** Start Dataset content **
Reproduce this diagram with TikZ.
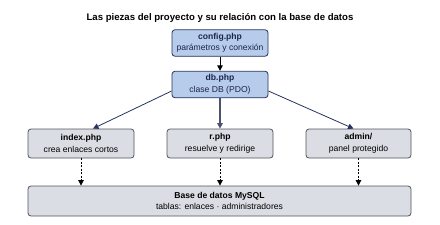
\documentclass[tikz,border=0pt]{standalone}
\usepackage{fontspec}
\setmainfont{Liberation Sans}
\usetikzlibrary{arrows.meta}
\definecolor{pzBlueFill}{HTML}{B7CBEA}
\definecolor{pzBlueEdge}{HTML}{26335E}
\definecolor{pzBlueText}{HTML}{1B2550}
\definecolor{pzGrayFill}{HTML}{DADDE3}
\definecolor{pzGrayEdge}{HTML}{50545C}
\definecolor{pzMidLine}{HTML}{4B5170}
\tikzset{
    pzblue/.style={draw=pzBlueEdge, line width=0.8pt, rounded corners=3pt, fill=pzBlueFill, text=pzBlueText, minimum width=96pt, minimum height=26.5pt, align=center, font=\fontsize{8.6}{11.5}\selectfont},
    pzgray/.style={draw=pzGrayEdge, line width=0.8pt, rounded corners=3pt, fill=pzGrayFill, text=black, minimum width=106pt, minimum height=29pt, align=center, font=\fontsize{8.6}{11.5}\selectfont},
    pzline/.style={-{Triangle[length=5.5pt, width=5.5pt]}, line width=0.8pt, draw=pzBlueEdge},
    pzdash/.style={-{Triangle[length=5.5pt, width=5.5pt]}, line width=0.8pt, dash pattern=on 2pt off 1.5pt}
}

\begin{document}
\begin{tikzpicture}[x=1pt, y=-1pt]
    \useasboundingbox (0,0) rectangle (440,225);
    \node[font=\fontsize{9.6}{11}\selectfont\bfseries] (title) at (220,18) {Las piezas del proyecto y su relación con la base de datos};
    % capa de configuracion
    \node[pzblue] (config) at (220,43) {\textbf{config.php}\\parámetros y conexión};
    \node[pzblue] (db) at (220,84.5) {\textbf{db.php}\\clase DB (PDO)};
    % paginas
    \node[pzgray] (index) at (81,143.5) {\textbf{index.php}\\crea enlaces cortos};
    \node[pzgray] (rphp) at (220,143.5) {\textbf{r.php}\\resuelve y redirige};
    \node[pzgray, minimum width=105pt] (admin) at (358.5,143.5) {\textbf{admin/}\\panel protegido};
    \node[pzgray, minimum width=383pt, minimum height=30pt] (mysql) at (219.5,201) {\textbf{Base de datos MySQL}\\tablas: enlaces · administradores};
    % conexiones
    \draw[pzline, line width=1pt, draw=black] (config) -- (db);
    \draw[pzline] ([yshift=-6.5pt]db.west) -- ([xshift=12pt]index.north);
    \draw[pzline, line width=1.4pt, draw=pzMidLine] (db.south) -- (rphp.north);
    \draw[pzline] ([yshift=-6.5pt]db.east) -- ([xshift=-5pt]admin.north);
    \foreach \p in {index,rphp,admin}{
        \draw[pzdash] (\p.south) -- (\p.south |- mysql.north);
    }
\end{tikzpicture}
\end{document}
** End Dataset content **
To do:
Repeat the material above word for word, please, apart from its images.

Problem solution:
Reproduce this diagram with TikZ.
\documentclass[tikz,border=0pt]{standalone}
\usepackage{fontspec}
\setmainfont{Liberation Sans}
\usetikzlibrary{arrows.meta}
\definecolor{pzBlueFill}{HTML}{B7CBEA}
\definecolor{pzBlueEdge}{HTML}{26335E}
\definecolor{pzBlueText}{HTML}{1B2550}
\definecolor{pzGrayFill}{HTML}{DADDE3}
\definecolor{pzGrayEdge}{HTML}{50545C}
\definecolor{pzMidLine}{HTML}{4B5170}
\tikzset{
    pzblue/.style={draw=pzBlueEdge, line width=0.8pt, rounded corners=3pt, fill=pzBlueFill, text=pzBlueText, minimum width=96pt, minimum height=26.5pt, align=center, font=\fontsize{8.6}{11.5}\selectfont},
    pzgray/.style={draw=pzGrayEdge, line width=0.8pt, rounded corners=3pt, fill=pzGrayFill, text=black, minimum width=106pt, minimum height=29pt, align=center, font=\fontsize{8.6}{11.5}\selectfont},
    pzline/.style={-{Triangle[length=5.5pt, width=5.5pt]}, line width=0.8pt, draw=pzBlueEdge},
    pzdash/.style={-{Triangle[length=5.5pt, width=5.5pt]}, line width=0.8pt, dash pattern=on 2pt off 1.5pt}
}

\begin{document}
\begin{tikzpicture}[x=1pt, y=-1pt]
    \useasboundingbox (0,0) rectangle (440,225);
    \node[font=\fontsize{9.6}{11}\selectfont\bfseries] (title) at (220,18) {Las piezas del proyecto y su relación con la base de datos};
    % capa de configuracion
    \node[pzblue] (config) at (220,43) {\textbf{config.php}\\parámetros y conexión};
    \node[pzblue] (db) at (220,84.5) {\textbf{db.php}\\clase DB (PDO)};
    % paginas
    \node[pzgray] (index) at (81,143.5) {\textbf{index.php}\\crea enlaces cortos};
    \node[pzgray] (rphp) at (220,143.5) {\textbf{r.php}\\resuelve y redirige};
    \node[pzgray, minimum width=105pt] (admin) at (358.5,143.5) {\textbf{admin/}\\panel protegido};
    \node[pzgray, minimum width=383pt, minimum height=30pt] (mysql) at (219.5,201) {\textbf{Base de datos MySQL}\\tablas: enlaces · administradores};
    % conexiones
    \draw[pzline, line width=1pt, draw=black] (config) -- (db);
    \draw[pzline] ([yshift=-6.5pt]db.west) -- ([xshift=12pt]index.north);
    \draw[pzline, line width=1.4pt, draw=pzMidLine] (db.south) -- (rphp.north);
    \draw[pzline] ([yshift=-6.5pt]db.east) -- ([xshift=-5pt]admin.north);
    \foreach \p in {index,rphp,admin}{
        \draw[pzdash] (\p.south) -- (\p.south |- mysql.north);
    }
\end{tikzpicture}
\end{document}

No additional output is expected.